Let’s face it, fundraisers are lousy at staying put. With an average stay of less than two years, development officers cite stress, unrealistic expectations, and leadership issues—a euphemistic way of saying they don’t like their boss—as common reasons for leaving their job.
And while the industry acknowledges these challenges, there is a hint of blame. The runaway employee couldn’t stand the pressure, hates to fail, or doesn’t have what it takes to do the job.
But what if leaders acknowledged they were equally responsible for this early exodus? Could they stem turnover by improving their own performance? Rather than bemoaning the inability to hire and keep good staff, what if managers learned how to deliver criticism in a way that inspired fundraisers rather than bringing them down?
David Yeager, a professor of psychology and the author of 10 to 25: The Science of Motivating Young People, suggests it might be beneficial to think less about being the boss and instead start acting more like a mentor. Lead with encouragement and empathy, but don’t shy away from setting high (but not impossible) standards.

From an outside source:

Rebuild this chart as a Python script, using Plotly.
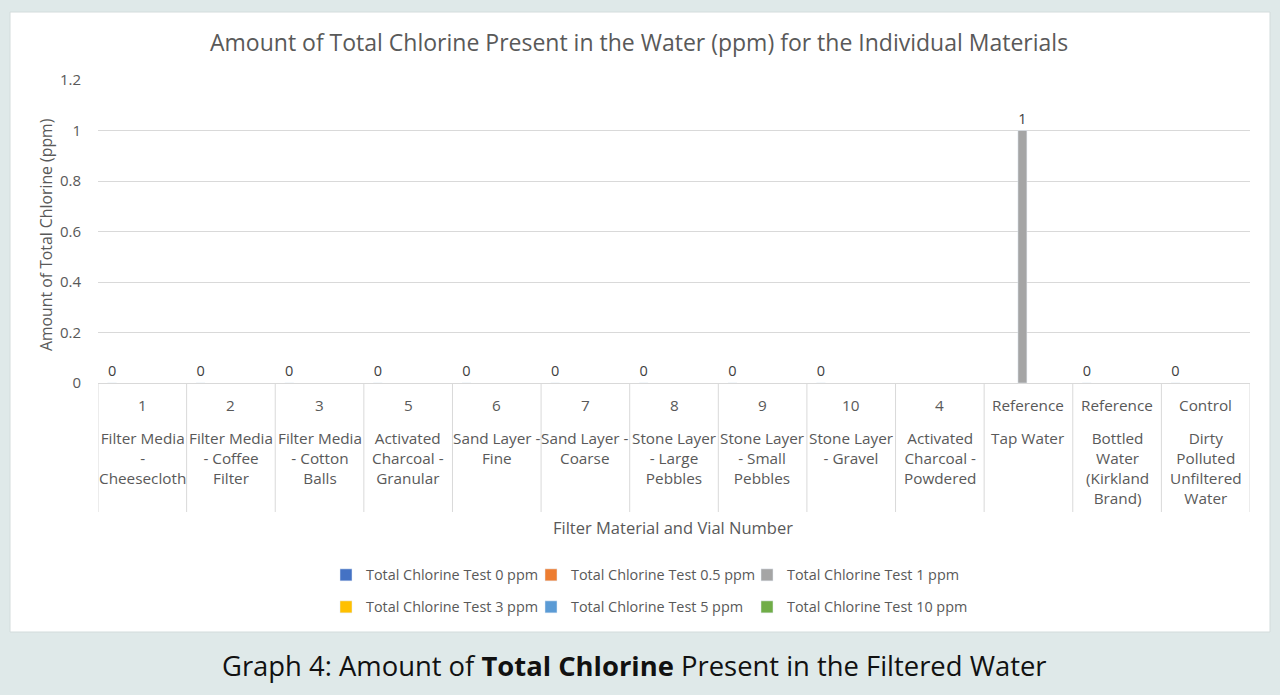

When embarking on a tough conversation, don’t resort to the usual compliment sandwich (bookmarking criticism with tepid praise). This only obfuscates the real issue and confuses the worker. Try communicating your expectations, but refrain from delivering a litany of grievances. Focus on the most important area that needs improvement and ask the employee to describe their performance. What’s going well? What isn’t? And how do they want to improve?
Then your job is to ask what support they need to accomplish their goals. Mutually arrive at touchstones to evaluate progress. And check in regularly to offer assistance.
By adopting a mentor mindset, you can turn the act of criticism into a workable and collaborative plan of action.